** Task requirements **
Write the lines out again, from the top of the material to the line containing "const cx = d => xg(d.g) + xs(d.s) + bw / 2;", pictures excluded.

'''

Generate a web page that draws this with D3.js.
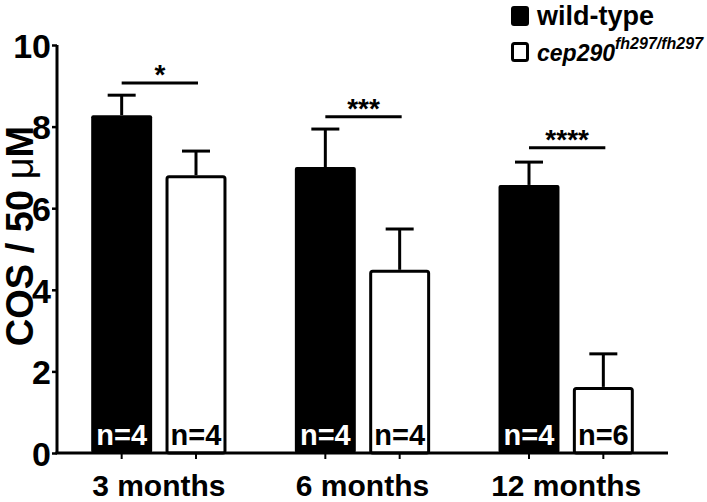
<!DOCTYPE html>
<html>
<head>
<meta charset="utf-8">
<script src="https://cdn.jsdelivr.net/npm/d3@7"></script>
<style>
html,body{margin:0;padding:0;background:#fff;}
svg{display:block;}
text{font-family:Arial,"Liberation Sans",sans-serif;font-weight:bold;fill:#000;}
</style>
</head>
<body>
<svg id="chart" width="707" height="502"></svg>
<script>
const groups = ["3 months", "6 months", "12 months"];
const series = ["wild-type", "cep290"];
const wtMean = [8.28, 7.01, 6.57];
const wtErr = [0.49, 0.93, 0.56];
const mutMean = [6.81, 4.49, 1.62];
const mutErr = [0.59, 1.00, 0.81];
const wtN = ["n=4", "n=4", "n=4"];
const mutN = ["n=4", "n=4", "n=6"];
const sigLabels = ["*", "***", "****"];
const sigLevels = [9.07, 8.24, 7.48];
const yTicks = [0, 2, 4, 6, 8, 10];

const svg = d3.select("#chart");
const x0 = 57, x1 = 668, yBottom = 453, yTop = 45;

const y = d3.scaleLinear().domain([0, 10]).range([yBottom, yTop]);
const xg = d3.scaleBand().domain(groups).range([x0, x1]).padding(0);
const xs = d3.scaleBand().domain(series).range([0, xg.bandwidth()]).paddingInner(0.18).paddingOuter(0.46);

const data = groups.map((g, i) => ([
  {g, s: series[0], mean: wtMean[i], err: wtErr[i], n: wtN[i]},
  {g, s: series[1], mean: mutMean[i], err: mutErr[i], n: mutN[i]}
])).flat();

const bw = xs.bandwidth();
const cx = d => xg(d.g) + xs(d.s) + bw / 2;

// error bars (upper only)
const eb = svg.append("g");
eb.selectAll("line.v").data(data).join("line")
  .attr("x1", cx).attr("x2", cx)
  .attr("y1", d => y(d.mean)).attr("y2", d => y(d.mean + d.err))
  .attr("stroke", "#000").attr("stroke-width", 3);
eb.selectAll("line.c").data(data).join("line")
  .attr("x1", d => cx(d) - 14).attr("x2", d => cx(d) + 14)
  .attr("y1", d => y(d.mean + d.err)).attr("y2", d => y(d.mean + d.err))
  .attr("stroke", "#000").attr("stroke-width", 3);

// bars
svg.append("g").selectAll("rect").data(data).join("rect")
  .attr("x", d => d.s === series[0] ? xg(d.g) + xs(d.s) : xg(d.g) + xs(d.s) + 1.5)
  .attr("width", d => d.s === series[0] ? bw : bw - 3)
  .attr("y", d => d.s === series[0] ? y(d.mean) : y(d.mean) + 1.5)
  .attr("height", d => d.s === series[0] ? yBottom - y(d.mean) : yBottom - y(d.mean) - 1.5)
  .attr("rx", 2)
  .attr("fill", d => d.s === series[0] ? "#000" : "#fff")
  .attr("stroke", d => d.s === series[0] ? "none" : "#000")
  .attr("stroke-width", 3);

// n labels
svg.append("g").selectAll("text").data(data).join("text")
  .attr("x", cx).attr("y", 445)
  .attr("text-anchor", "middle")
  .style("font-size", "29px")
  .style("fill", d => d.s === series[0] ? "#fff" : "#000")
  .text(d => d.n);

// significance
const sig = svg.append("g");
groups.forEach((g, i) => {
  const a = xg(g) + xs(series[0]) + bw / 2;
  const b = xg(g) + xs(series[1]) + bw / 2;
  sig.append("line").attr("x1", a).attr("x2", b + 2)
    .attr("y1", y(sigLevels[i])).attr("y2", y(sigLevels[i]))
    .attr("stroke", "#000").attr("stroke-width", 3);
  sig.append("text").attr("x", (a + b) / 2 + 1).attr("y", y(sigLevels[i]) + 1)
    .attr("text-anchor", "middle").style("font-size", "28px")
    .text(sigLabels[i]);
});

// y axis
const yAxis = d3.axisLeft(y).tickValues(yTicks).tickSize(5).tickPadding(1).tickFormat(d3.format("d"));
const ya = svg.append("g").attr("transform", `translate(${x0},0)`).call(yAxis);
ya.select(".domain").attr("stroke", "#000").attr("stroke-width", 3).attr("d", `M0,${yTop}V${yBottom}`);
ya.selectAll(".tick line").attr("stroke", "#000").attr("stroke-width", 2.5);
ya.selectAll(".tick text").style("font-size", "34px").style("font-family", "Arial, 'Liberation Sans', sans-serif").style("font-weight", "bold").attr("dy", "0.36em");

// x axis
const xTickVals = data.map(cx);
const xa = svg.append("g").attr("transform", `translate(0,${yBottom})`);
xa.append("line").attr("x1", x0 - 1.5).attr("x2", x1).attr("y1", 0).attr("y2", 0)
  .attr("stroke", "#000").attr("stroke-width", 3);
xa.selectAll("line.t").data(xTickVals).join("line")
  .attr("x1", d => d).attr("x2", d => d).attr("y1", 0).attr("y2", 6)
  .attr("stroke", "#000").attr("stroke-width", 2);
xa.selectAll("text").data(groups).join("text")
  .attr("x", d => xg(d) + xg.bandwidth() / 2).attr("y", 43)
  .attr("text-anchor", "middle").style("font-size", "30px")
  .text(d => d);

// y title
const yt = svg.append("text")
  .attr("transform", `translate(33,236) rotate(-90)`)
  .attr("text-anchor", "middle").style("font-size", "38px");
yt.append("tspan").text("COS / 50 ");
yt.append("tspan").style("font-weight", "normal").text("μ");
yt.append("tspan").text("M");

// legend
const lg = svg.append("g");
lg.append("rect").attr("x", 511).attr("y", 6).attr("width", 18).attr("height", 20).attr("rx", 3).attr("fill", "#000");
lg.append("rect").attr("x", 512.5).attr("y", 43.5).attr("width", 15).attr("height", 17).attr("rx", 2)
  .attr("fill", "#fff").attr("stroke", "#000").attr("stroke-width", 3);
lg.append("text").attr("x", 537).attr("y", 25).style("font-size", "27px").text(series[0]);
const l2 = lg.append("text").attr("x", 537).attr("y", 61).style("font-size", "23px").style("font-style", "italic");
l2.append("tspan").text(series[1]);
l2.append("tspan").attr("dy", -12).style("font-size", "16px").text("fh297/fh297");
</script>
</body>
</html>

'''

** Correct output **
Generate a web page that draws this with D3.js.
<!DOCTYPE html>
<html>
<head>
<meta charset="utf-8">
<script src="https://cdn.jsdelivr.net/npm/d3@7"></script>
<style>
html,body{margin:0;padding:0;background:#fff;}
svg{display:block;}
text{font-family:Arial,"Liberation Sans",sans-serif;font-weight:bold;fill:#000;}
</style>
</head>
<body>
<svg id="chart" width="707" height="502"></svg>
<script>
const groups = ["3 months", "6 months", "12 months"];
const series = ["wild-type", "cep290"];
const wtMean = [8.28, 7.01, 6.57];
const wtErr = [0.49, 0.93, 0.56];
const mutMean = [6.81, 4.49, 1.62];
const mutErr = [0.59, 1.00, 0.81];
const wtN = ["n=4", "n=4", "n=4"];
const mutN = ["n=4", "n=4", "n=6"];
const sigLabels = ["*", "***", "****"];
const sigLevels = [9.07, 8.24, 7.48];
const yTicks = [0, 2, 4, 6, 8, 10];

const svg = d3.select("#chart");
const x0 = 57, x1 = 668, yBottom = 453, yTop = 45;

const y = d3.scaleLinear().domain([0, 10]).range([yBottom, yTop]);
const xg = d3.scaleBand().domain(groups).range([x0, x1]).padding(0);
const xs = d3.scaleBand().domain(series).range([0, xg.bandwidth()]).paddingInner(0.18).paddingOuter(0.46);

const data = groups.map((g, i) => ([
  {g, s: series[0], mean: wtMean[i], err: wtErr[i], n: wtN[i]},
  {g, s: series[1], mean: mutMean[i], err: mutErr[i], n: mutN[i]}
])).flat();

const bw = xs.bandwidth();
const cx = d => xg(d.g) + xs(d.s) + bw / 2;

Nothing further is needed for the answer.